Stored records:
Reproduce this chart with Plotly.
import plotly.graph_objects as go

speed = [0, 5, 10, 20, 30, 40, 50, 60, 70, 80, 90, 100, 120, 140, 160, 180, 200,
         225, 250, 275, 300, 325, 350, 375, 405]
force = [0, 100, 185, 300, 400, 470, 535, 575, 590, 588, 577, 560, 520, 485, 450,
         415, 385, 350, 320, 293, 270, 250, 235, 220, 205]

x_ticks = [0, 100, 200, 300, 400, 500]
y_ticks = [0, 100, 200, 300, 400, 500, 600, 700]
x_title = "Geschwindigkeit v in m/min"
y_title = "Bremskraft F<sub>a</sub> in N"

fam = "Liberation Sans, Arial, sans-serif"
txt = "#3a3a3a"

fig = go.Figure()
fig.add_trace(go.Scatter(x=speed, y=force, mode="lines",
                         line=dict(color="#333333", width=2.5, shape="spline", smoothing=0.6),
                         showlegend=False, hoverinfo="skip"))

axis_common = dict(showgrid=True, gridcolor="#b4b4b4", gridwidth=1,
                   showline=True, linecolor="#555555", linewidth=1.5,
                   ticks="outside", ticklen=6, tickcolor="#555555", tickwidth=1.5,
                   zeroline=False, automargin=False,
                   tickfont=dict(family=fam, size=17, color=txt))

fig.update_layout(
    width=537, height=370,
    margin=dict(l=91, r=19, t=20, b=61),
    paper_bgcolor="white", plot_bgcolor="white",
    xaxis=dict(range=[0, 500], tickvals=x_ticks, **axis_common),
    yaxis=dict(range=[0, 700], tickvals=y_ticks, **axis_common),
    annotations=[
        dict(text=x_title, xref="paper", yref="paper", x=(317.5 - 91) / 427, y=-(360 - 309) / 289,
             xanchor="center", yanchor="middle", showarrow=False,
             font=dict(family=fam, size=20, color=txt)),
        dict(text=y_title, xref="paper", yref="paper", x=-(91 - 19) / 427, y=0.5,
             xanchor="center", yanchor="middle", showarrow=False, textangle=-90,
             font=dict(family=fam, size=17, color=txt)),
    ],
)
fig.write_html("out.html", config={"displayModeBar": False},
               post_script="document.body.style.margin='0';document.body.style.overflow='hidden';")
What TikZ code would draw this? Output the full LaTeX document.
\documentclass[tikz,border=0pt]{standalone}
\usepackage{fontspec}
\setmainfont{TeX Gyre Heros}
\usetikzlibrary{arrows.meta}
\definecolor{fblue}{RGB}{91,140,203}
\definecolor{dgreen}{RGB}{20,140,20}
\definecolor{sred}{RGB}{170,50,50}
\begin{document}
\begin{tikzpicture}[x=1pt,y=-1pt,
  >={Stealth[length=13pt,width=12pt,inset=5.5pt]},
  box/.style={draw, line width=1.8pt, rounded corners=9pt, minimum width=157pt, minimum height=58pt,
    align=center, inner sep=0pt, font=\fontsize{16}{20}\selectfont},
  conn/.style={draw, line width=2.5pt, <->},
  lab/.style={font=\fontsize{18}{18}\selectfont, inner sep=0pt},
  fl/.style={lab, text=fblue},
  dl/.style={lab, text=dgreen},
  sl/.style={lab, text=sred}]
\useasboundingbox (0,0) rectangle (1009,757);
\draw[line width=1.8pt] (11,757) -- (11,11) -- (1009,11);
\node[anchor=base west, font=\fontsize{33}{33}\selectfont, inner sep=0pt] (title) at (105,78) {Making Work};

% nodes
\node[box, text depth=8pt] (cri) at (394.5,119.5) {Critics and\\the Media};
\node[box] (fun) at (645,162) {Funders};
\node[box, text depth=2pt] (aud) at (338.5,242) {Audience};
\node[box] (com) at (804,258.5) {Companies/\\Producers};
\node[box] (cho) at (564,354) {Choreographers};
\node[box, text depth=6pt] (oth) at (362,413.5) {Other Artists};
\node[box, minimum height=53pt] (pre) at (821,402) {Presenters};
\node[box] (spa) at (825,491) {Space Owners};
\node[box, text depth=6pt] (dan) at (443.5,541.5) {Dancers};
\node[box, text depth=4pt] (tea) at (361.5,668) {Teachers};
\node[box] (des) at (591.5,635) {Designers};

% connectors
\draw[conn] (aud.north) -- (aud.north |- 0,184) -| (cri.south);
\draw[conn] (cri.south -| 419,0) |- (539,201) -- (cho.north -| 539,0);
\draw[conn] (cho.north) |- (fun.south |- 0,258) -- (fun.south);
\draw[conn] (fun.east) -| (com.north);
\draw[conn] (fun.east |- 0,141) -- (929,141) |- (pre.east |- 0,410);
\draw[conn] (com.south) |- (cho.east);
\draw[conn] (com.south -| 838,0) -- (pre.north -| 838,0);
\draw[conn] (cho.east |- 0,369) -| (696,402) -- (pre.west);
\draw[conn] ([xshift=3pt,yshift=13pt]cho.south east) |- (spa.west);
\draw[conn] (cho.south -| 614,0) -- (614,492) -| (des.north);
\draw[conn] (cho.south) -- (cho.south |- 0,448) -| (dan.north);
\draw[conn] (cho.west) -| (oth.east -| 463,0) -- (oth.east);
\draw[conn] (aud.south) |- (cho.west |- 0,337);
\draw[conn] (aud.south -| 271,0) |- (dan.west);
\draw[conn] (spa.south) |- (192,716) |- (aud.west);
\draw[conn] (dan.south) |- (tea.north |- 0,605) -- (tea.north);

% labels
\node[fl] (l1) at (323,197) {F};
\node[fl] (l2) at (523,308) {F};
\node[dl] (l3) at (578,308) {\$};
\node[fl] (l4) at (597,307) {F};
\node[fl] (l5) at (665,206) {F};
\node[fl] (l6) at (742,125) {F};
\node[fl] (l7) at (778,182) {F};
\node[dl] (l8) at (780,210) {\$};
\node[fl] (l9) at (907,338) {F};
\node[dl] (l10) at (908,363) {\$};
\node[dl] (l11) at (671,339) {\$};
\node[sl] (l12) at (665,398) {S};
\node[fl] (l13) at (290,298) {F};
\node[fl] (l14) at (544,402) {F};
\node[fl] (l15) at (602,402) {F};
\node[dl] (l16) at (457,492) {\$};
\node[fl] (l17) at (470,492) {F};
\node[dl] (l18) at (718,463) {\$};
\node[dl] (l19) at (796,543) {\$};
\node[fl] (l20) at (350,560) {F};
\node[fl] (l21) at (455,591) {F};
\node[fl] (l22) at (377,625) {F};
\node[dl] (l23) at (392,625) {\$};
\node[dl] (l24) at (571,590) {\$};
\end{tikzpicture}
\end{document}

• **EXERCISE TASK**: Go through the listing and print each line exactly as it appears.

• **EXPECTED ANSWER**:
Reproduce this chart with Plotly.
import plotly.graph_objects as go

speed = [0, 5, 10, 20, 30, 40, 50, 60, 70, 80, 90, 100, 120, 140, 160, 180, 200,
         225, 250, 275, 300, 325, 350, 375, 405]
force = [0, 100, 185, 300, 400, 470, 535, 575, 590, 588, 577, 560, 520, 485, 450,
         415, 385, 350, 320, 293, 270, 250, 235, 220, 205]

x_ticks = [0, 100, 200, 300, 400, 500]
y_ticks = [0, 100, 200, 300, 400, 500, 600, 700]
x_title = "Geschwindigkeit v in m/min"
y_title = "Bremskraft F<sub>a</sub> in N"

fam = "Liberation Sans, Arial, sans-serif"
txt = "#3a3a3a"

fig = go.Figure()
fig.add_trace(go.Scatter(x=speed, y=force, mode="lines",
                         line=dict(color="#333333", width=2.5, shape="spline", smoothing=0.6),
                         showlegend=False, hoverinfo="skip"))

axis_common = dict(showgrid=True, gridcolor="#b4b4b4", gridwidth=1,
                   showline=True, linecolor="#555555", linewidth=1.5,
                   ticks="outside", ticklen=6, tickcolor="#555555", tickwidth=1.5,
                   zeroline=False, automargin=False,
                   tickfont=dict(family=fam, size=17, color=txt))

fig.update_layout(
    width=537, height=370,
    margin=dict(l=91, r=19, t=20, b=61),
    paper_bgcolor="white", plot_bgcolor="white",
    xaxis=dict(range=[0, 500], tickvals=x_ticks, **axis_common),
    yaxis=dict(range=[0, 700], tickvals=y_ticks, **axis_common),
    annotations=[
        dict(text=x_title, xref="paper", yref="paper", x=(317.5 - 91) / 427, y=-(360 - 309) / 289,
             xanchor="center", yanchor="middle", showarrow=False,
             font=dict(family=fam, size=20, color=txt)),
        dict(text=y_title, xref="paper", yref="paper", x=-(91 - 19) / 427, y=0.5,
             xanchor="center", yanchor="middle", showarrow=False, textangle=-90,
             font=dict(family=fam, size=17, color=txt)),
    ],
)
fig.write_html("out.html", config={"displayModeBar": False},
               post_script="document.body.style.margin='0';document.body.style.overflow='hidden';")
What TikZ code would draw this? Output the full LaTeX document.
\documentclass[tikz,border=0pt]{standalone}
\usepackage{fontspec}
\setmainfont{TeX Gyre Heros}
\usetikzlibrary{arrows.meta}
\definecolor{fblue}{RGB}{91,140,203}
\definecolor{dgreen}{RGB}{20,140,20}
\definecolor{sred}{RGB}{170,50,50}
\begin{document}
\begin{tikzpicture}[x=1pt,y=-1pt,
  >={Stealth[length=13pt,width=12pt,inset=5.5pt]},
  box/.style={draw, line width=1.8pt, rounded corners=9pt, minimum width=157pt, minimum height=58pt,
    align=center, inner sep=0pt, font=\fontsize{16}{20}\selectfont},
  conn/.style={draw, line width=2.5pt, <->},
  lab/.style={font=\fontsize{18}{18}\selectfont, inner sep=0pt},
  fl/.style={lab, text=fblue},
  dl/.style={lab, text=dgreen},
  sl/.style={lab, text=sred}]
\useasboundingbox (0,0) rectangle (1009,757);
\draw[line width=1.8pt] (11,757) -- (11,11) -- (1009,11);
\node[anchor=base west, font=\fontsize{33}{33}\selectfont, inner sep=0pt] (title) at (105,78) {Making Work};

% nodes
\node[box, text depth=8pt] (cri) at (394.5,119.5) {Critics and\\the Media};
\node[box] (fun) at (645,162) {Funders};
\node[box, text depth=2pt] (aud) at (338.5,242) {Audience};
\node[box] (com) at (804,258.5) {Companies/\\Producers};
\node[box] (cho) at (564,354) {Choreographers};
\node[box, text depth=6pt] (oth) at (362,413.5) {Other Artists};
\node[box, minimum height=53pt] (pre) at (821,402) {Presenters};
\node[box] (spa) at (825,491) {Space Owners};
\node[box, text depth=6pt] (dan) at (443.5,541.5) {Dancers};
\node[box, text depth=4pt] (tea) at (361.5,668) {Teachers};
\node[box] (des) at (591.5,635) {Designers};

% connectors
\draw[conn] (aud.north) -- (aud.north |- 0,184) -| (cri.south);
\draw[conn] (cri.south -| 419,0) |- (539,201) -- (cho.north -| 539,0);
\draw[conn] (cho.north) |- (fun.south |- 0,258) -- (fun.south);
\draw[conn] (fun.east) -| (com.north);
\draw[conn] (fun.east |- 0,141) -- (929,141) |- (pre.east |- 0,410);
\draw[conn] (com.south) |- (cho.east);
\draw[conn] (com.south -| 838,0) -- (pre.north -| 838,0);
\draw[conn] (cho.east |- 0,369) -| (696,402) -- (pre.west);
\draw[conn] ([xshift=3pt,yshift=13pt]cho.south east) |- (spa.west);
\draw[conn] (cho.south -| 614,0) -- (614,492) -| (des.north);
\draw[conn] (cho.south) -- (cho.south |- 0,448) -| (dan.north);
\draw[conn] (cho.west) -| (oth.east -| 463,0) -- (oth.east);
\draw[conn] (aud.south) |- (cho.west |- 0,337);
\draw[conn] (aud.south -| 271,0) |- (dan.west);
\draw[conn] (spa.south) |- (192,716) |- (aud.west);
\draw[conn] (dan.south) |- (tea.north |- 0,605) -- (tea.north);

% labels
\node[fl] (l1) at (323,197) {F};
\node[fl] (l2) at (523,308) {F};
\node[dl] (l3) at (578,308) {\$};
\node[fl] (l4) at (597,307) {F};
\node[fl] (l5) at (665,206) {F};
\node[fl] (l6) at (742,125) {F};
\node[fl] (l7) at (778,182) {F};
\node[dl] (l8) at (780,210) {\$};
\node[fl] (l9) at (907,338) {F};
\node[dl] (l10) at (908,363) {\$};
\node[dl] (l11) at (671,339) {\$};
\node[sl] (l12) at (665,398) {S};
\node[fl] (l13) at (290,298) {F};
\node[fl] (l14) at (544,402) {F};
\node[fl] (l15) at (602,402) {F};
\node[dl] (l16) at (457,492) {\$};
\node[fl] (l17) at (470,492) {F};
\node[dl] (l18) at (718,463) {\$};
\node[dl] (l19) at (796,543) {\$};
\node[fl] (l20) at (350,560) {F};
\node[fl] (l21) at (455,591) {F};
\node[fl] (l22) at (377,625) {F};
\node[dl] (l23) at (392,625) {\$};
\node[dl] (l24) at (571,590) {\$};
\end{tikzpicture}
\end{document}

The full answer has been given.